Flowering dogwood trees are the subject of a recent Purdue University study.
West Lafayette, Indiana – Proper and timely burning of some Eastern U.S. forests could help revitalize flowering dogwood trees, which benefits a wide range of species, a Purdue University report shows.
Dogwood trees act as a calcium pump, pulling the nutrient from deep in the soil and depositing it on the forest floor with their fallen leaves each autumn. It's an important source of nutrition for a variety of species in a forest ecosystem, says Michael Jenkins, assistant professor of forestry and natural resources. Fungi, insects, snails and other organisms that live on the forest floor feed on the calcium-rich leaves, and many birds and mammals consume the protein-rich berries.
"During fall migrations, these berries are an important food source for many songbirds," Jenkins says.
But Discula destructiva, a fungus thought to have been unknowingly brought to the United States from Asia, has caused a serious decline in dogwood populations in recent decades. The fungus kills a tree's foliage and then girdles the tree by creating cankers on the trunk.
"The disease has expanded across much of the flowering dogwood's range in North America," says Jenkins, who co-authored an article published in the journal Forest Ecology and Management with Eric Holzmueller of Southern Illinois University and Shibu Jose of the University of Missouri. "It pretty much decimates dogwood populations. In some cases, we have seen more than 90 percent mortality."
Jenkins and his colleagues studied the effect fire has on revitalizing the dogwood population in the Great Smoky Mountains of Tennessee and North Carolina. He said in forests where there have been two fires over a 20-year period, dogwoods have survived the disease.
Jenkins said the Discula destructiva fungus likes cool, moist areas with little air movement. Undisturbed forests provide that, but occasional burning opens up forests, increases the sunlight that reaches the forest floor and allows greater air movement.

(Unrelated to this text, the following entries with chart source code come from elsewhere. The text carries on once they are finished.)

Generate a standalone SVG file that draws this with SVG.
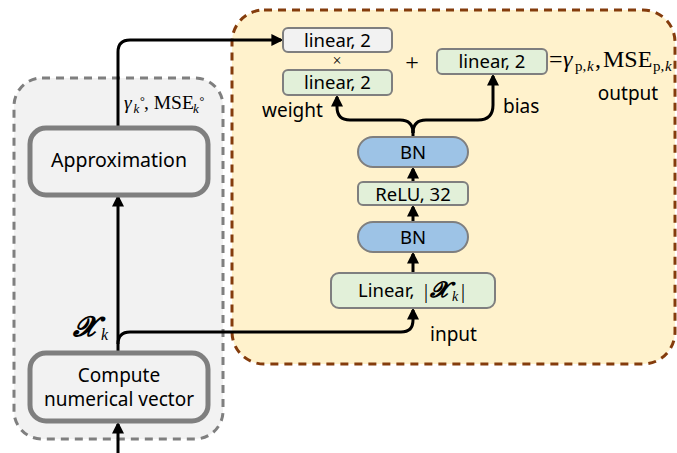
<svg xmlns="http://www.w3.org/2000/svg" width="677" height="453" viewBox="0 0 677 453">
<style>
.t{font-family:"Noto Sans","Open Sans","DejaVu Sans",sans-serif;fill:#000}
.m{font-family:"Liberation Serif","DejaVu Serif",serif;fill:#000}
.mi{font-family:"Liberation Serif","DejaVu Serif",serif;font-style:italic;fill:#000}
.big{fill:#f2f2f2;stroke:#7f7f7f;stroke-width:5}
.sm{stroke:#7f7f7f;stroke-width:2}
.g{fill:#e2f0d9}
.w{fill:#f2f2f2}
.b{fill:#9dc3e6}
.c{fill:none;stroke:#000;stroke-width:3;marker-end:url(#ah)}
.cn{fill:none;stroke:#000;stroke-width:3}
</style>
<defs>
<marker id="ah" markerWidth="4" markerHeight="4" refX="3.2" refY="2" orient="auto" markerUnits="strokeWidth">
<path d="M0,0 L4,2 L0,4 Z" fill="#000"/>
</marker>
</defs>
<g id="regions">
<rect x="14" y="78" width="209" height="361" rx="28" fill="#f2f2f2" stroke="#7f7f7f" stroke-width="3" stroke-dasharray="8,6"/>
<rect x="232" y="10" width="443" height="354" rx="32" fill="#fff2cc" stroke="#843c0c" stroke-width="3" stroke-dasharray="8,6"/>
</g>
<g id="connectors">
<path class="c" d="M118,127 V52 Q118,40 130,40 H281"/>
<path class="c" d="M118,352 V197"/>
<path class="c" d="M118,344 Q118,332 130,332 H401 Q413,332 413,320 V310"/>
<path class="c" d="M118,453 V424"/>
<path class="c" d="M413,273 V254"/>
<path class="c" d="M413,222 V207"/>
<path class="c" d="M413,182 V169"/>
<path class="cn" d="M413,137 V130"/>
<path class="c" d="M413,133 Q413,120 400,120 H350 Q337,120 337,107 V97"/>
<path class="c" d="M413,133 Q413,120 426,120 H478 Q493,120 493,105 V76"/>
</g>
<g id="approximation">
<rect class="big" x="30" y="128" width="178" height="67" rx="16"/>
<text class="t" x="119" y="167" font-size="19.5" text-anchor="middle">Approximation</text>
</g>
<g id="compute">
<rect class="big" x="30" y="353" width="178" height="68" rx="16"/>
<text class="t" x="119" y="382" font-size="19" text-anchor="middle">Compute</text>
<text class="t" x="119" y="406" font-size="19" text-anchor="middle">numerical vector</text>
</g>
<g id="linear-top">
<rect class="sm w" x="283" y="28" width="109" height="24" rx="5"/>
<text class="t" x="337.5" y="46.5" font-size="18.5" text-anchor="middle">linear, 2</text>
</g>
<g id="linear-weight">
<rect class="sm g" x="283" y="70" width="109" height="25" rx="5"/>
<text class="t" x="337.5" y="89" font-size="18.5" text-anchor="middle">linear, 2</text>
</g>
<g id="linear-bias">
<rect class="sm g" x="437" y="49" width="110" height="25" rx="5"/>
<text class="t" x="492" y="68" font-size="18.5" text-anchor="middle">linear, 2</text>
</g>
<g id="bn1">
<rect class="sm b" x="358" y="137" width="110" height="30" rx="15"/>
<text class="t" x="413" y="158.5" font-size="18.5" text-anchor="middle">BN</text>
</g>
<g id="relu">
<rect class="sm g" x="358" y="182" width="110" height="23" rx="5"/>
<text class="t" x="413" y="200.5" font-size="18.5" text-anchor="middle">ReLU, 32</text>
</g>
<g id="bn2">
<rect class="sm b" x="358" y="222" width="110" height="30" rx="15"/>
<text class="t" x="413" y="243.5" font-size="18.5" text-anchor="middle">BN</text>
</g>
<g id="linear-input">
<rect class="sm g" x="331" y="273" width="164" height="35" rx="8"/>
<text class="t" x="358" y="297" font-size="18.5">Linear,</text>
<text class="m" x="424" y="298" font-size="20">|</text>
<text class="m" x="430" y="297" font-size="22" font-weight="bold" font-style="italic">𝓧</text>
<text class="mi" x="452" y="301" font-size="14">k</text>
<text class="m" x="461" y="298" font-size="20">|</text>
</g>
<g id="labels">
<text class="mi" x="124" y="109" font-size="19.5">γ</text>
<text class="mi" x="133.5" y="113" font-size="13">k</text>
<text class="m" x="140" y="105" font-size="12">°</text>
<text class="m" x="144" y="109" font-size="19.5">, MSE</text>
<text class="mi" x="193" y="113" font-size="13">k</text>
<text class="m" x="199.5" y="105" font-size="12">°</text>
<text class="t" x="262" y="117" font-size="19">weight</text>
<text class="t" x="503" y="113" font-size="19">bias</text>
<text class="t" x="628" y="100" font-size="19" text-anchor="middle">output</text>
<text class="t" x="430" y="341" font-size="19">input</text>
<text class="m" x="412" y="70" font-size="24" text-anchor="middle" fill="#555">+</text>
<text class="m" x="337" y="66" font-size="16" text-anchor="middle" fill="#7f7f7f">×</text>
<text class="m" x="549" y="67" font-size="24">=</text>
<text class="mi" x="563" y="67" font-size="24">γ</text>
<text class="m" x="575" y="71" font-size="15">p,</text>
<text class="mi" x="587" y="71" font-size="15">k</text>
<text class="m" x="595" y="67" font-size="24">,</text>
<text class="m" x="603" y="67" font-size="24">MSE</text>
<text class="m" x="653" y="71" font-size="15">p,</text>
<text class="mi" x="665" y="71" font-size="15">k</text>
<text class="m" x="73" y="336" font-size="28" font-weight="bold" font-style="italic">𝓧</text>
<text class="mi" x="101" y="340" font-size="16">k</text>
</g>
</svg>
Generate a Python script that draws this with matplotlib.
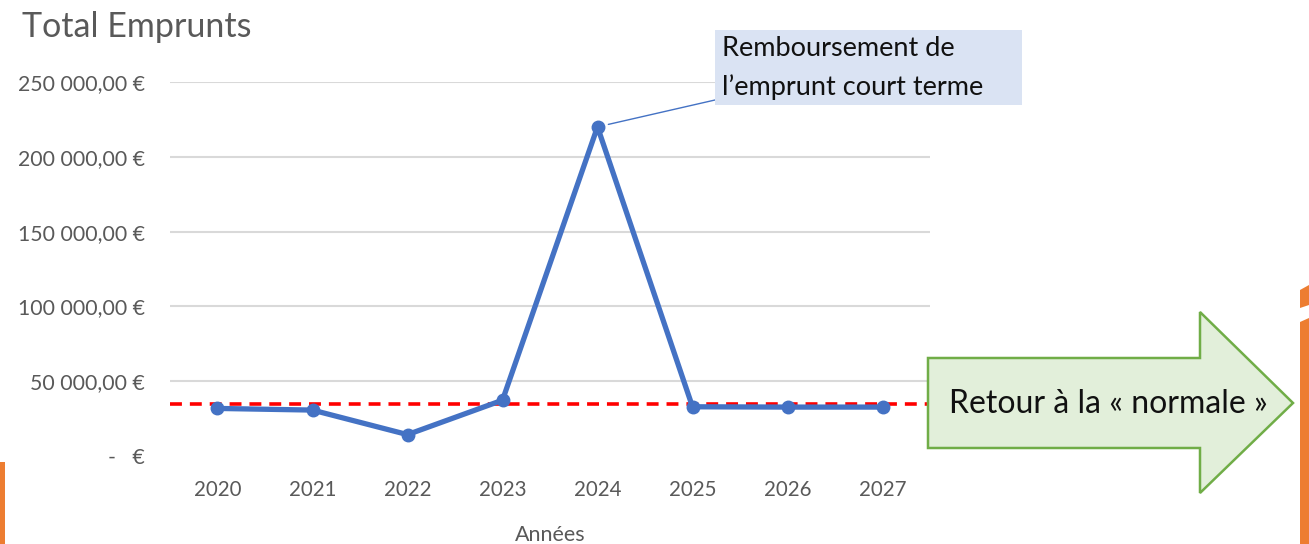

In areas that haven't experienced burns, Jenkins says eastern hemlock trees have moved in and replaced dogwood. The hemlocks create a lower canopy that increases shading and moisture, establishing ideal conditions for the fungus and further reducing dogwoods and potential food sources for wildlife.
"You have these waves of species loss and replacement that alter the stability and function of forest ecosystems," Jenkins says.
Jenkins says prescribed burning on an approximately 10-year rotation might offer a way to maintain dogwood populations in infected forests where eastern hemlock has taken over.
Jenkins and his colleagues next plan to monitor new burn sites to see how dogwood responds and hope to test the direct effects of heat and smoke on the Discula destructiva fungus. The National Park Service Southeast Region Natural Resources Preservation Program, the Great Smoky Mountains Association and the University Florida College of Agriculture and Life Sciences funded the study.